Tampoco convencen esas explicaciones de “no tengo conocimiento, porque los militares debían informarme y no lo hicieron”. Denota mucha pasividad. El hecho evidente es que los militares, hipotéticamente subordinados del poder civil, les pasaron por el moño las actas con las confesiones de Gilberto. ¿Dónde está la responsabilidad individual del militante? ¿no se debería haber estado mucho más alerta cuando se trataba de tamaño energúmeno? ¿no debían haber leído y releído hasta descifrar el significado de cada punto y coma? ¿o, simplemente, se conformaron con homologar los expedientes que los coroneles pusieron para la firma?

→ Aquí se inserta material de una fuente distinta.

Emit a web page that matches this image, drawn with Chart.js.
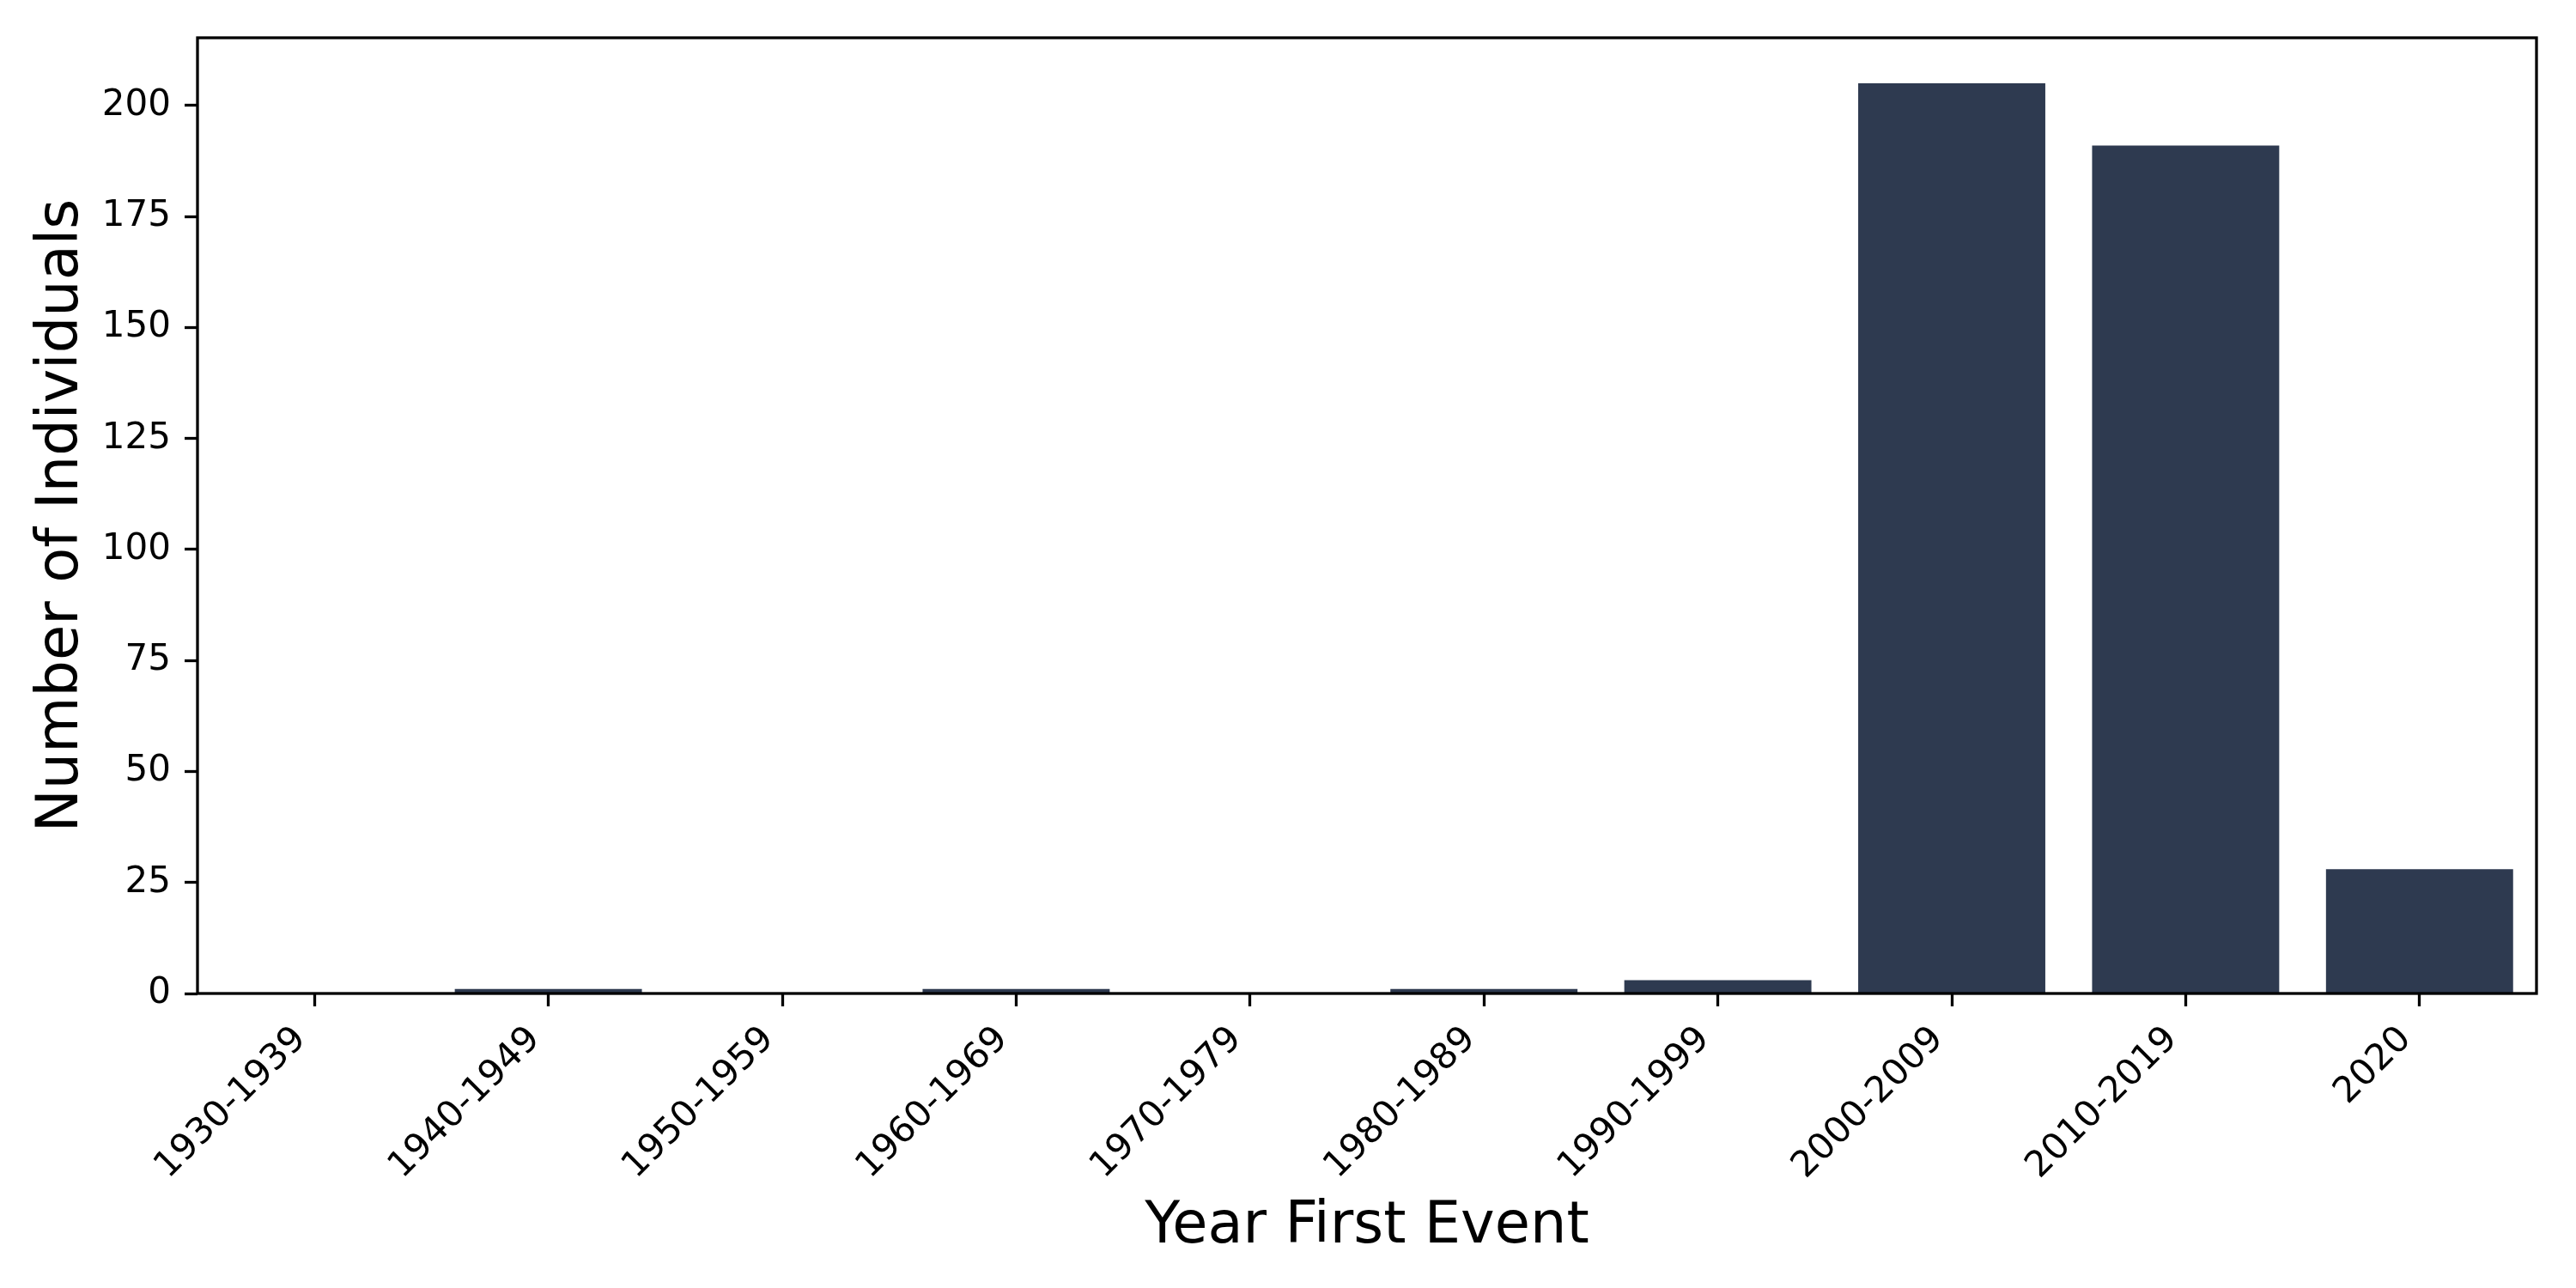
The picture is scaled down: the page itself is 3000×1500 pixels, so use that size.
<!DOCTYPE html>
<html>
<head>
<meta charset="utf-8">
<script src="https://cdn.jsdelivr.net/npm/chart.js@4"></script>
<style>
  html, body { margin: 0; padding: 0; background: #fff; }
  #firstEventChart { display: block; }
</style>
</head>
<body>
<canvas id="firstEventChart" width="3000" height="1500"></canvas>
<script>
const decades = ['1930-1939', '1940-1949', '1950-1959', '1960-1969', '1970-1979',
                 '1980-1989', '1990-1999', '2000-2009', '2010-2019', '2020'];
const individuals = [0, 1, 0, 1, 0, 1, 3, 205, 191, 28];
const yTicks = [0, 25, 50, 75, 100, 125, 150, 175, 200];

const barColor = 'rgb(46, 58, 80)';

// box around the plot area, like matplotlib spines
const framePlugin = {
    id: 'frame',
    afterDatasetsDraw(chart) {
        const a = chart.chartArea;
        const ctx = chart.ctx;
        ctx.save();
        ctx.strokeStyle = '#000';
        ctx.lineWidth = 3.3;
        ctx.strokeRect(a.left, a.top, a.right - a.left, a.bottom - a.top);
        ctx.restore();
    }
};

const firstEventData = {
    labels: decades,
    datasets: [{
        label: 'Number of Individuals',
        backgroundColor: barColor,
        borderWidth: 0,
        data: individuals,
        barPercentage: 0.8,
        categoryPercentage: 1.0,
    }]
};

const firstEventConfig = {
    type: 'bar',
    data: firstEventData,
    plugins: [framePlugin],
    options: {
        responsive: false,
        devicePixelRatio: 1,
        animation: false,
        layout: {
            padding: { top: 44, right: 46, left: 0, bottom: 0 }
        },
        plugins: {
            legend: { display: false },
            tooltip: { enabled: false },
        },
        scales: {
            x: {
                offset: true,
                border: { display: false },
                grid: {
                    offset: false,
                    drawOnChartArea: false,
                    drawTicks: true,
                    tickLength: 15,
                    tickWidth: 3.3,
                    tickColor: '#000',
                },
                ticks: {
                    color: '#000',
                    font: { family: 'DejaVu Sans', size: 42 },
                    minRotation: 45,
                    maxRotation: 45,
                    autoSkip: false,
                    padding: 14,
                    labelOffset: -16,
                },
                title: {
                    display: true,
                    text: 'Year First Event',
                    color: '#000',
                    font: { family: 'DejaVu Sans', size: 67, lineHeight: 1.2 },
                    padding: { top: 0, bottom: 30 },
                },
                afterFit: (scale) => { scale.height = 343; },
            },
            y: {
                min: 0,
                max: 215.25,
                border: { display: false },
                grid: {
                    drawOnChartArea: false,
                    drawTicks: true,
                    tickLength: 15,
                    tickWidth: 3.3,
                    tickColor: '#000',
                },
                ticks: {
                    color: '#000',
                    font: { family: 'DejaVu Sans', size: 42 },
                    stepSize: 25,
                    padding: 16,
                },
                afterBuildTicks: (scale) => {
                    scale.ticks = yTicks.map(v => ({ value: v }));
                },
                title: {
                    display: true,
                    text: 'Number of Individuals',
                    color: '#000',
                    font: { family: 'DejaVu Sans', size: 67, lineHeight: 1.2 },
                    padding: { top: 32, bottom: 0 },
                },
                afterFit: (scale) => { scale.width = 230; },
            }
        }
    }
};

const firstEventChart = new Chart(
    document.getElementById('firstEventChart'),
    firstEventConfig
);
</script>
</body>
</html>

En el segundo gobierno del Frente, Luis Rosadilla y Eleuterio Fernández rindieron sin condiciones el imperativo ético. Culminación bizarra de la derrota de la Verdad, se convirtieron en un engranaje más de la maquinaria burocrática de impunidad, abogados honorarios y voceros de los criminales con los que bebían whisky. Se pasaron los principios por allá abajo. Para que esta historia Nunca Más se repita debe ser la madre de todas autocríticas: ¿qué apoyos fueron necesarios para defraudar la confianza de los que marchan cada 20 de mayo? Por cierto, si se elude la reflexión sobre las condiciones en que la impunidad se va imponiendo, se seguirán alimentando aves de rapiña y, el día menos pensado, los cuervos nos comerán los ojos. Las cosas deben quedar en blanco y negro, como la tropilla de la muerte.